Bonferroni Correction: This correction is used to adjust the significance level of individual comparisons when performing multiple pairwise comparisons. It divides the desired significance level by the number of comparisons to control the family-wise error rate.   
Example: If you conduct multiple t-tests or pairwise comparisons after an ANOVA with a significance level of 0.05, the Bonferroni correction would adjust the individual significance level to 0.05 divided by the number of comparisons.   

Scheffe's Test: This test is more conservative than Tukey's HSD test and is suitable for situations where the number of comparisons is small or unequal. It can be used to compare all possible combinations of groups.
Example: In a study with four treatment conditions, the ANOVA shows a significant effect. Scheffe's test can be applied to determine which specific groups differ significantly from each other.   

Dunnett's Test: This test is used when there is a control group or reference condition against which other groups are compared. It controls the overall significance level while focusing on the comparisons between the control group and other groups.
Example: Suppose you have a control group and multiple experimental groups in a study. After conducting an ANOVA, Dunnett's test can be used to compare each experimental group with the control group.   

Fisher's Least Significant Difference (LSD) Test: This test is less conservative than Tukey's HSD test but does not control the family-wise error rate. It is suitable for situations where there are a small number of comparisons or a priori hypotheses.
Example: In a study with three treatment conditions, the ANOVA shows a significant effect. Fisher's LSD test can be used to compare pairs of groups based on specific hypotheses or research questions.   

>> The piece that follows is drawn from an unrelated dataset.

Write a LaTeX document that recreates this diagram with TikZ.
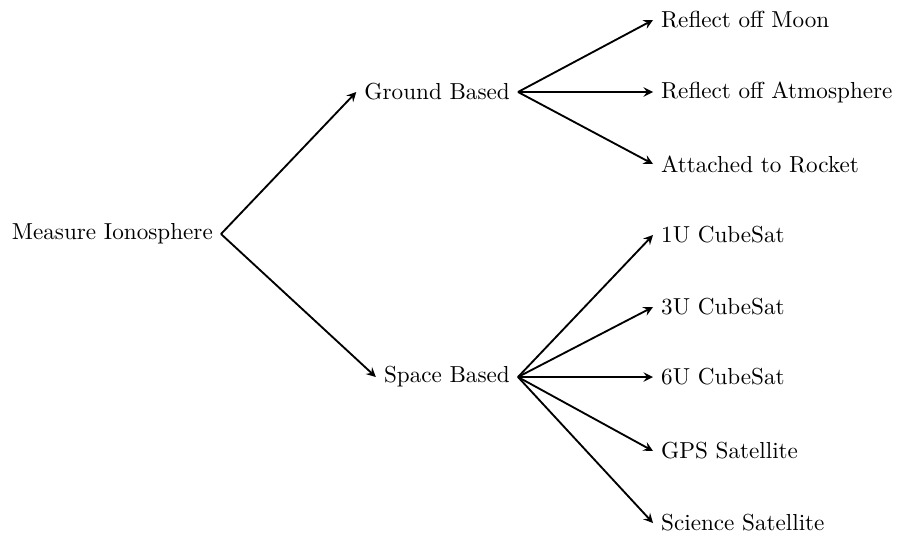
\documentclass[tikz,border=0pt]{standalone}
\begin{document}
\begin{tikzpicture}[x=0.432pt,y=-0.432pt,
  conn/.style={-stealth,thick},
  leaf/.style={anchor=west},
  mid/.style={anchor=east}]
\useasboundingbox (0,0) rectangle (897,535);
\node[anchor=east] (root) at (221,234) {Measure Ionosphere};
\node[mid] (gb) at (518,92) {Ground Based};
\node[mid] (sb) at (518,377) {Space Based};
\node[leaf] (l1) at (653,20) {Reflect off Moon};
\node[leaf] (l2) at (653,92) {Reflect off Atmosphere};
\node[leaf] (l3) at (653,164) {Attached to Rocket};
\node[leaf] (l4) at (653,235) {1U CubeSat};
\node[leaf] (l5) at (653,307) {3U CubeSat};
\node[leaf] (l6) at (653,377) {6U CubeSat};
\node[leaf] (l7) at (653,451) {GPS Satellite};
\node[leaf] (l8) at (653,523) {Science Satellite};
\draw[conn] (root.east) -- (gb.west);
\draw[conn] (root.east) -- (sb.west);
\foreach \n in {l1,l2,l3} \draw[conn] (gb.east) -- (\n.west);
\foreach \n in {l4,l5,l6,l7,l8} \draw[conn] (sb.east) -- (\n.west);
\end{tikzpicture}
\end{document}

Post-hoc tests are used when there is a significant overall effect in ANOVA and researchers want to determine the specific pairwise differences between groups. Each post-hoc test has its own assumptions and advantages, so the choice of which test to use depends on the research question, the number of groups, the nature of the data, and the desired control of Type I errors.